I just finished reading The Cuckoo's Egg by Cliff Stoll this morning (And I highly recommend it!). In the Epilogue, Stoll writes about the Morris worm and briefly mentions:

(Harvard student Paul Graham sent him mail asking for "Any news on the brilliant project")

When I read that, I wondered if that was THE Paul Graham.


Seconding this recommendation. I found a copy, used, at random for 50c. FIFTY CENTS. Easily the greatest enjoyment/price ratio of anything I own.

Have you read his later book, /Silicon Snake Oil/? It's interesting how wrong he ended up being about a lot of things.


Dead wrong about e-commerce and eBooks and good number of other things to boot.

On the other hand: "The truth is no online database will replace your daily newspaper, no CD-ROM can take the place of a competent teacher and no computer network will change the way government works.""

He's partially wrong -- we have online newspapers, online education resources that are better than nothing, and some political action via web-shared activity.

But in spirit, anybody who's been paying attention to journalism is worried about whether we even care to subsidize a healthy fifth estate anymore (or just want more listicles and cable news), even Khan Academy isn't a substitute for a competent teacher, and politics is still driven by the overriding incentives and foibles of human nature.

Some of our new tools/resources are making a bigger difference than others; some are just cosmetic changes.

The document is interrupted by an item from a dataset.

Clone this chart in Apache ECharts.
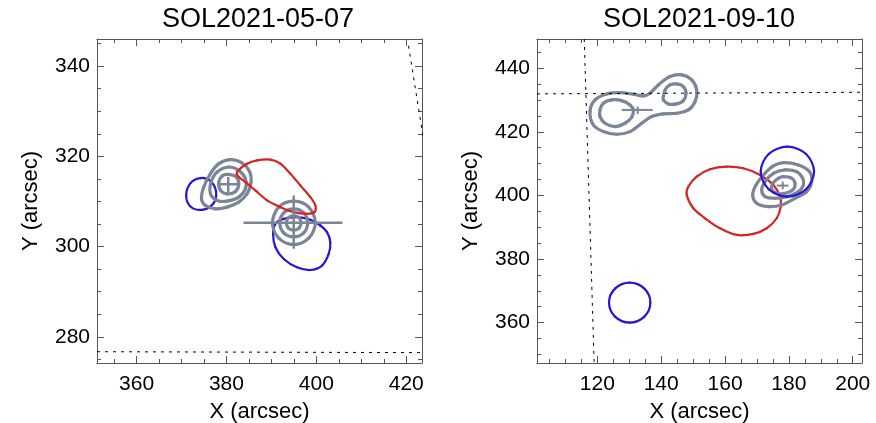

Stoll has written a lovely 2010 mea culpa:

http://boingboing.net/2010/02/26/curmudgeony-essay-on.html#c...

Quoting:

"Of my many mistakes, flubs, and howlers, few have been as public as my 1995 howler.

Wrong? Yep.

At the time, I was trying to speak against the tide of futuristic commentary on how The Internet Will Solve Our Problems.

Gives me pause. Most of my screwups have had limited publicity: Forgetting my lines in my 4th grade play. Misidentifying a Gilbert and Sullivan song while suddenly drafted to fill in as announcer on a classical radio station. Wasting a week hunting for planets interior to Mercury’s orbit using an infrared system with a noise level so high that it couldn’t possibly detect ‘em. Heck – trying to dry my sneakers in a microwave oven (a quarter century later, there’s still a smudge on the kitchen ceiling)

And, as I’ve laughed at others’ foibles, I think back to some of my own cringeworthy contributions.

Now, whenever I think I know what’s happening, I temper my thoughts: Might be wrong, Cliff…

Warm cheers to all,

-Cliff Stoll on a rainy Friday afternoon in Oakland"


I also second this recommendation. I read this book 5 or 6 years ago and it has not left from my recommendation list [1] since then!